Database Scaling

A single database server has limits on connections, disk I/O, and CPU. Three techniques push past those limits: read replicas, vertical sharding, and horizontal sharding. Read replicas copy data from the primary asynchronously. Reads go to replicas; writes go to the primary. This works when reads outnumber writes — which describes most web applications. Vertical sharding splits different tables across different databases: users in one, orders in another. Horizontal sharding splits one table across multiple database servers by a shard key. It is powerful but complex — cross-shard joins are impossible, and a bad shard key creates hot spots that defeat the purpose.

Before

Single primary — bottleneck under read load

// All reads and writes hit one server
Application → Postgres Primary (reads + writes)

Problems at scale:
→ CPU saturates on complex read queries
→ Connection pool exhausted
→ One failure domain — no redundancy

After

Primary + read replicas

// Writes → primary only.

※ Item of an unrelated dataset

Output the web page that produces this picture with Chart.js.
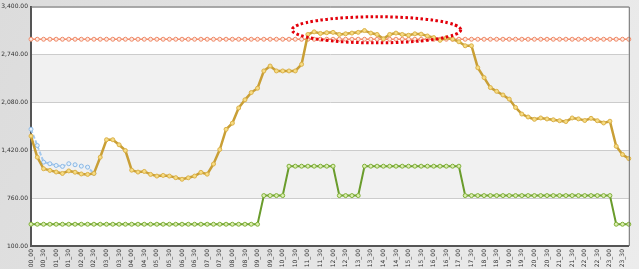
<!DOCTYPE html>
<html>
<head>
<meta charset="utf-8">
<script src="https://cdn.jsdelivr.net/npm/chart.js@4/dist/chart.umd.min.js"></script>
<style>
  html, body { margin: 0; padding: 0; background: #e8e8e8; }
  #wrap { width: 639px; height: 269px; }
</style>
</head>
<body>
<div id="wrap"><canvas id="loadChart" width="639" height="269"></canvas></div>
<script>
const times = [
  '00_00','00_15','00_30','00_45','01_00','01_15','01_30','01_45',
  '02_00','02_15','02_30','02_45','03_00','03_15','03_30','03_45',
  '04_00','04_15','04_30','04_45','05_00','05_15','05_30','05_45',
  '06_00','06_15','06_30','06_45','07_00','07_15','07_30','07_45',
  '08_00','08_15','08_30','08_45','09_00','09_15','09_30','09_45',
  '10_00','10_15','10_30','10_45','11_00','11_15','11_30','11_45',
  '12_00','12_15','12_30','12_45','13_00','13_15','13_30','13_45',
  '14_00','14_15','14_30','14_45','15_00','15_15','15_30','15_45',
  '16_00','16_15','16_30','16_45','17_00','17_15','17_30','17_45',
  '18_00','18_15','18_30','18_45','19_00','19_15','19_30','19_45',
  '20_00','20_15','20_30','20_45','21_00','21_15','21_30','21_45',
  '22_00','22_15','22_30','22_45','23_00','23_15','23_30','23_45'
];

const loadValues = [
  1615, 1324, 1165, 1142, 1120, 1100, 1135, 1117,
  1093, 1087, 1100, 1324, 1565, 1565, 1495, 1416,
  1145, 1119, 1128, 1087, 1064, 1073, 1064, 1042,
  1020, 1040, 1064, 1115, 1090, 1230, 1430, 1708,
  1793, 2003, 2115, 2215, 2275, 2513, 2581, 2513,
  2513, 2513, 2513, 2604, 3016, 3052, 3030, 3040,
  3045, 3016, 3025, 3035, 3045, 3070, 3035, 3016,
  2955, 3016, 3035, 3016, 3005, 3025, 3020, 2995,
  2973, 2935, 2970, 2952, 2915, 2860, 2860, 2558,
  2421, 2284, 2232, 2182, 2125, 2010, 1919, 1878,
  1846, 1865, 1851, 1840, 1827, 1815, 1865, 1852,
  1830, 1860, 1827, 1796, 1820, 1475, 1361, 1305
];

const forecastValues = [
  1710, 1485, 1256, 1234, 1210, 1197, 1234, 1220,
  1201, 1187, 1100
];

const limitValues = [
  2950, 2950, 2950, 2950, 2950, 2950, 2950, 2950,
  2950, 2950, 2950, 2950, 2950, 2950, 2950, 2950,
  2950, 2950, 2950, 2950, 2950, 2950, 2950, 2950,
  2950, 2950, 2950, 2950, 2950, 2950, 2950, 2950,
  2950, 2950, 2950, 2950, 2950, 2950, 2950, 2950,
  2950, 2950, 2950, 2950, 2950, 2950, 2950, 2950,
  2950, 2950, 2950, 2950, 2950, 2950, 2950, 2950,
  2950, 2950, 2950, 2950, 2950, 2950, 2950, 2950,
  2950, 2950, 2950, 2950, 2950, 2950, 2950, 2950,
  2950, 2950, 2950, 2950, 2950, 2950, 2950, 2950,
  2950, 2950, 2950, 2950, 2950, 2950, 2950, 2950,
  2950, 2950, 2950, 2950, 2950, 2950, 2950, 2950
];

const stepValues = [
  400, 400, 400, 400, 400, 400, 400, 400,
  400, 400, 400, 400, 400, 400, 400, 400,
  400, 400, 400, 400, 400, 400, 400, 400,
  400, 400, 400, 400, 400, 400, 400, 400,
  400, 400, 400, 400, 400, 795, 795, 795,
  795, 1200, 1200, 1200, 1200, 1200, 1200, 1200,
  1200, 795, 795, 795, 795, 1200, 1200, 1200,
  1200, 1200, 1200, 1200, 1200, 1200, 1200, 1200,
  1200, 1200, 1200, 1200, 1200, 795, 795, 795,
  795, 795, 795, 795, 795, 795, 795, 795,
  795, 795, 795, 795, 795, 795, 795, 795,
  795, 795, 795, 795, 795, 400, 400, 400
];

const yMin = 100;
const yMax = 3400;
const yStep = 660;

// red dotted ellipse around the peak, in data units
const highlight = { centerIndex: 54.9, centerValue: 3080, halfSteps: 13.4, halfValue: 180 };

const backgroundPlugin = {
  id: 'background',
  beforeDraw(chart) {
    const ctx = chart.ctx;
    const area = chart.chartArea;
    const y = chart.scales.y;
    ctx.save();
    const grad = ctx.createLinearGradient(0, 0, chart.width, chart.height);
    grad.addColorStop(0, '#dcdcdc');
    grad.addColorStop(1, '#ececec');
    ctx.fillStyle = grad;
    ctx.fillRect(0, 0, chart.width, chart.height);
    ctx.fillStyle = '#ffffff';
    ctx.fillRect(area.left, area.top, area.right - area.left, area.bottom - area.top);
    ctx.fillStyle = '#f1f1f1';
    const ticks = y.ticks;
    for (let i = 1; i < ticks.length - 1; i += 2) {
      const top = y.getPixelForValue(ticks[i + 1].value);
      const bottom = y.getPixelForValue(ticks[i].value);
      ctx.fillRect(area.left, top, area.right - area.left, bottom - top);
    }
    ctx.restore();
  },
  afterDraw(chart) {
    const ctx = chart.ctx;
    const area = chart.chartArea;
    ctx.save();
    ctx.strokeStyle = '#6f6f6f';
    ctx.lineWidth = 1;
    ctx.beginPath();
    ctx.moveTo(area.left, area.top + 0.5);
    ctx.lineTo(area.right + 0.5, area.top + 0.5);
    ctx.lineTo(area.right + 0.5, area.bottom);
    ctx.stroke();

    const xs = chart.scales.x;
    const ys = chart.scales.y;
    const cx = xs.getPixelForValue(highlight.centerIndex);
    const cy = ys.getPixelForValue(highlight.centerValue);
    const rx = xs.getPixelForValue(highlight.centerIndex + highlight.halfSteps) - cx;
    const ry = cy - ys.getPixelForValue(highlight.centerValue + highlight.halfValue);
    ctx.strokeStyle = '#e3000b';
    ctx.lineWidth = 3;
    ctx.setLineDash([2.5, 2.5]);
    ctx.beginPath();
    ctx.ellipse(cx, cy, rx, ry, 0, 0, Math.PI * 2);
    ctx.stroke();
    ctx.restore();
  }
};

new Chart(document.getElementById('loadChart').getContext('2d'), {
  type: 'line',
  data: {
    labels: times,
    datasets: [
      {
        label: 'Load',
        data: loadValues,
        borderColor: '#c99f36',
        borderWidth: 2.5,
        pointRadius: 2,
        pointBackgroundColor: '#f6dc85',
        pointBorderColor: '#dcb24a',
        pointBorderWidth: 1,
        tension: 0,
        order: 1
      },
      {
        label: 'Forecast',
        data: forecastValues,
        borderColor: '#a3c8ee',
        borderWidth: 2,
        borderDash: [4, 2],
        pointRadius: 2,
        pointBackgroundColor: '#e4f0fb',
        pointBorderColor: '#8cb9e6',
        pointBorderWidth: 1,
        tension: 0,
        order: 2
      },
      {
        label: 'Limit',
        data: limitValues,
        borderColor: '#f08a68',
        borderWidth: 1.5,
        pointRadius: 2,
        pointBackgroundColor: '#fde9e1',
        pointBorderColor: '#f08a68',
        pointBorderWidth: 1,
        tension: 0,
        order: 3
      },
      {
        label: 'Contract',
        data: stepValues,
        borderColor: '#6a9c2c',
        borderWidth: 2,
        pointRadius: 2,
        pointBackgroundColor: '#dcefb0',
        pointBorderColor: '#80b03a',
        pointBorderWidth: 1,
        tension: 0,
        order: 4
      }
    ]
  },
  options: {
    responsive: false,
    animation: false,
    layout: { padding: { top: 5, right: 7, left: 0, bottom: 0 } },
    plugins: {
      legend: { display: false },
      tooltip: { enabled: false }
    },
    scales: {
      x: {
        offset: false,
        grid: { display: false, drawTicks: false, tickLength: 0 },
        border: { display: true, color: '#555555', width: 2 },
        ticks: {
          autoSkip: false,
          minRotation: 90,
          maxRotation: 90,
          padding: 3,
          color: '#333333',
          font: { family: 'DejaVu Sans', size: 6 },
          callback: (value, index) => (index % 2 === 0 ? times[index] : '')
        },
        afterFit: scale => { scale.height = 23; }
      },
      y: {
        min: yMin,
        max: yMax,
        grid: { color: '#cccccc', drawTicks: false },
        border: { display: true, color: '#555555', width: 2 },
        ticks: {
          stepSize: yStep,
          padding: 3,
          color: '#333333',
          font: { family: 'DejaVu Sans', size: 6 },
          callback: v => v.toLocaleString('en-US', { minimumFractionDigits: 2, maximumFractionDigits: 2 })
        },
        afterFit: scale => { scale.width = 31; }
      }
    }
  },
  plugins: [backgroundPlugin]
});
</script>
</body>
</html>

Reads spread across replicas.
Application → Postgres Primary      (58 writes/sec)
           ↘ Replica 1  (200 reads/sec)
           ↘ Replica 2  (200 reads/sec)
           ↘ Replica 3  (180 reads/sec)

// Rule: always use primary for writes and
//       reads that require the latest data.

Key Takeaway

Add read replicas first — they solve 90% of database scale problems with minimal complexity.